Past and present in Bergen

From the moment I first set eyes on Bergen from the slopes of Mount Fløyen, I realize that I’ve stumbled into something more special than pretty postcards and fjord views. This is a city squeezed hard between seven mountain peaks and the sea.

Up here on Fløyen, with a wind that feels like a dull razorblade against my neck, I try to understand the atmosphere of this place.

View from Fløyen, Bergen View from Fløyen.

I can almost hear Edvard Grieg’s ghost tinkering away in the distance. The composer, born in Bergen 180 years before my arrival, gave the world melodies that seem perfectly suited for foghorns and crashing waves.

Way down in Troldhaugen, his old villa-turned-museum is open for business and his statue can be seen looking up at the imposing concert hall Grieghallen. I first discovered his music over 30 years ago, and it feels fun to experience the music by headphones in the actual setting it was inspired by.

Fløyen forest, Bergen Through the troll forest.

I walk down through the forests near Fløyen. It’s eerily quiet, almost too perfect. Waterfalls trickle like secrets, mossy trails wind between trees that look like something out of a Viking movie, and for a moment I feel blissfully alone (except for the existential dread that somewhere a mosquito is probably plotting its attack). I walk past the largest tree of Norway, or so the sign says.

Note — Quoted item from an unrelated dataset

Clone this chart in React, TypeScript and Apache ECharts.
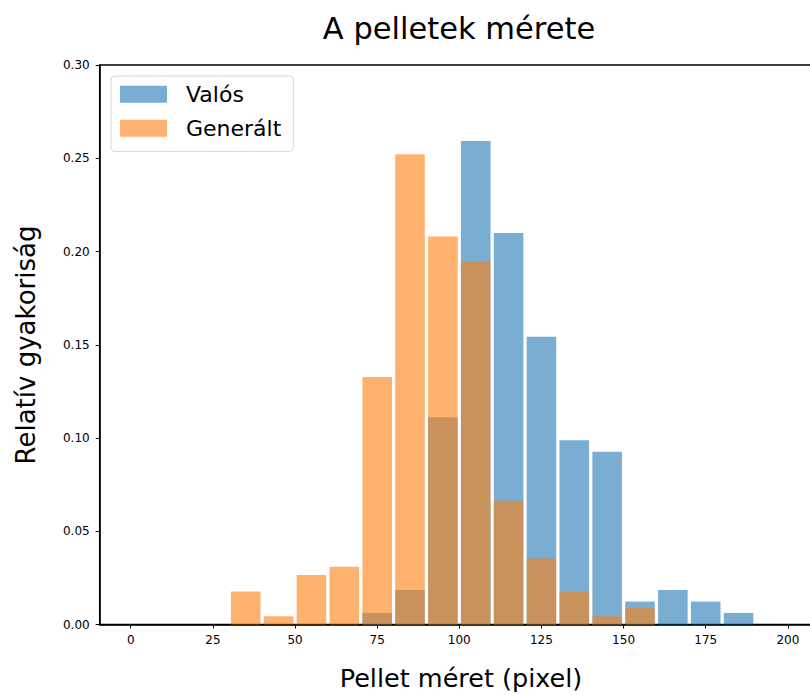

Bryggen, Bergen Bryggen. Not for the faint of heart.

So what’s up in Bergen these days? At first glance, the city seems to be staying a lot in its past. I exit the forest and stumble straight into the tourist apocalypse at Bryggen, a reconstructed area acting like a museum of the Hansa age. But the age-old magic is obliterated by loud people in brightly colored wind-proof jackets. I foolishly to pass through the narrow streets in the area, pushing through the crowds while getting hit in the head by a selfie stick.

North of Bryggen is the open-air museum Old Bergen with historic wooden buildings. Bergen is full of tiny streets such as Knosesmauet, which feels like they would have looked the same a hundred years ago.

Håkonshallen, Bergenhus Festning Håkonshallen – hall of the mountain king.

I run away from the frenzy and find my way to Bergenhus Festning, another reminder of the past. This was the the royal palace when Bergen was still the capital of Norway, until about 1300 AD. I walk past the tall tower of Rosenkrantztårnet into Håkonshallen, an impressive hall fit for a king. Unfortunately the old buildings were razed in an explosion 1944, but have since been rebuilt.

The nearby old fortress areas of Sverresborg and Fredriksberg turned out to be mostly overgrown with only remnants left of the once great walls.

Narrow streets, Bergen Lots of narrow streets in the city.

Even some of the nightlife appears to be leaning on the past. There is a small room inside Grand Hotel Terminus which houses the Bar Amundsen. The polar explorer Roald Amundsen held his last press conference in this bar 1928, where also the last known photograph of him was taken before his journey to Svalbard where he went missing the next day. I sit down at the counter with a fine single malt and soak up the ambience in the empty room, trying to imagine the grizzled old men sitting in here almost hundred years ago.

Grieghallen , Bergen Sharp corners at Grieghallen.

But all is not lost in the past. I want to envision a Bergen in the present, it is after all the second-largest city in Norway. So I walk all across the city in the search for modern gems. I visit trendy espresso cafés proudly roasting their own beans, fashionable wine bars boasting only the best Italian wines, a large aquarium with otters, eclectic cocktail bars that only use QR codes (which made an older patron go berserk), artisan pastry stores and a hip vinyl record store doubling as a craft beer mecca. To top it all off, I find a black metal pub with a shrine to the murdered Euronymous of Mayhem and shady altar of worship to Dimmu Borgir.

Bergen, a place where past and present brawl in the streets. Such is the way of this city between mountains and fjords.